══ Material provided
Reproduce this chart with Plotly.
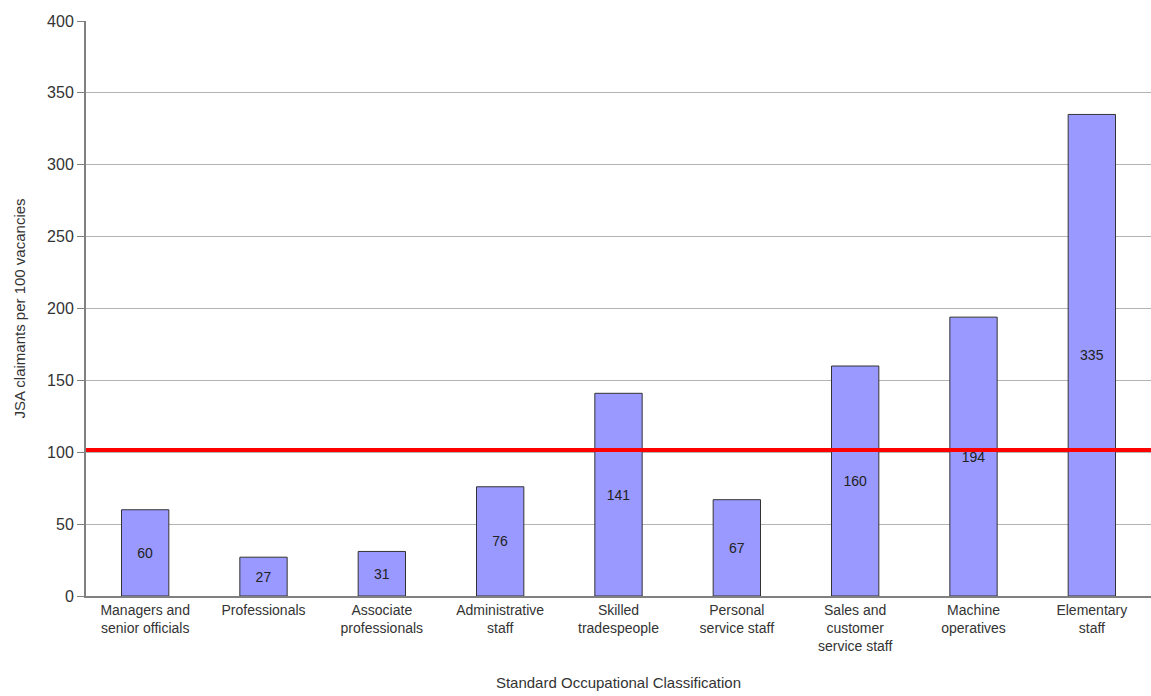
import plotly.graph_objects as go

categories = [
    "Managers and<br>senior officials",
    "Professionals",
    "Associate<br>professionals",
    "Administrative<br>staff",
    "Skilled<br>tradespeople",
    "Personal<br>service staff",
    "Sales and<br>customer<br>service staff",
    "Machine<br>operatives",
    "Elementary<br>staff",
]
values = [60, 27, 31, 76, 141, 67, 160, 194, 335]
reference_level = 101.5
y_ticks = [0, 50, 100, 150, 200, 250, 300, 350, 400]

FONT = "Liberation Sans, Arial, sans-serif"

fig = go.Figure()
fig.add_trace(go.Bar(
    x=categories,
    y=values,
    text=[str(v) for v in values],
    textposition="inside",
    insidetextanchor="middle",
    textfont=dict(family=FONT, size=14, color="#222222"),
    marker=dict(color="#9999ff", line=dict(color="#333333", width=1)),
    width=0.4,
    hoverinfo="x+y",
))

fig.add_shape(type="line", xref="paper", x0=0, x1=1, yref="y",
              y0=reference_level, y1=reference_level,
              line=dict(color="#ff0000", width=4), layer="above")

fig.update_layout(
    width=1151, height=696,
    margin=dict(l=86, r=0, t=21, b=100),
    paper_bgcolor="white", plot_bgcolor="white",
    showlegend=False,
    font=dict(family=FONT, color="#333333"),
    xaxis=dict(
        showline=True, linecolor="#808080", linewidth=2,
        tickfont=dict(family=FONT, size=14, color="#333333"),
        ticks="", showgrid=False,
        title=dict(text="Standard Occupational Classification",
                   font=dict(family=FONT, size=15, color="#333333"),
                   standoff=24),
    ),
    yaxis=dict(
        range=[0, 400], tickvals=y_ticks,
        showline=True, linecolor="#808080", linewidth=2,
        ticks="outside", ticklen=7, tickcolor="#808080", tickwidth=1,
        showgrid=True, gridcolor="#b4b4b4", gridwidth=1,
        zeroline=False,
        tickfont=dict(family=FONT, size=16, color="#333333"),
        title=dict(text="JSA claimants per 100 vacancies",
                   font=dict(family=FONT, size=15, color="#333333"),
                   standoff=18),
    ),
)

fig.write_html("out.html")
════
Instructions for the task: Make an exact copy of the whole listing, but don't bring over any pictures.

Task result:
Reproduce this chart with Plotly.
import plotly.graph_objects as go

categories = [
    "Managers and<br>senior officials",
    "Professionals",
    "Associate<br>professionals",
    "Administrative<br>staff",
    "Skilled<br>tradespeople",
    "Personal<br>service staff",
    "Sales and<br>customer<br>service staff",
    "Machine<br>operatives",
    "Elementary<br>staff",
]
values = [60, 27, 31, 76, 141, 67, 160, 194, 335]
reference_level = 101.5
y_ticks = [0, 50, 100, 150, 200, 250, 300, 350, 400]

FONT = "Liberation Sans, Arial, sans-serif"

fig = go.Figure()
fig.add_trace(go.Bar(
    x=categories,
    y=values,
    text=[str(v) for v in values],
    textposition="inside",
    insidetextanchor="middle",
    textfont=dict(family=FONT, size=14, color="#222222"),
    marker=dict(color="#9999ff", line=dict(color="#333333", width=1)),
    width=0.4,
    hoverinfo="x+y",
))

fig.add_shape(type="line", xref="paper", x0=0, x1=1, yref="y",
              y0=reference_level, y1=reference_level,
              line=dict(color="#ff0000", width=4), layer="above")

fig.update_layout(
    width=1151, height=696,
    margin=dict(l=86, r=0, t=21, b=100),
    paper_bgcolor="white", plot_bgcolor="white",
    showlegend=False,
    font=dict(family=FONT, color="#333333"),
    xaxis=dict(
        showline=True, linecolor="#808080", linewidth=2,
        tickfont=dict(family=FONT, size=14, color="#333333"),
        ticks="", showgrid=False,
        title=dict(text="Standard Occupational Classification",
                   font=dict(family=FONT, size=15, color="#333333"),
                   standoff=24),
    ),
    yaxis=dict(
        range=[0, 400], tickvals=y_ticks,
        showline=True, linecolor="#808080", linewidth=2,
        ticks="outside", ticklen=7, tickcolor="#808080", tickwidth=1,
        showgrid=True, gridcolor="#b4b4b4", gridwidth=1,
        zeroline=False,
        tickfont=dict(family=FONT, size=16, color="#333333"),
        title=dict(text="JSA claimants per 100 vacancies",
                   font=dict(family=FONT, size=15, color="#333333"),
                   standoff=18),
    ),
)

fig.write_html("out.html")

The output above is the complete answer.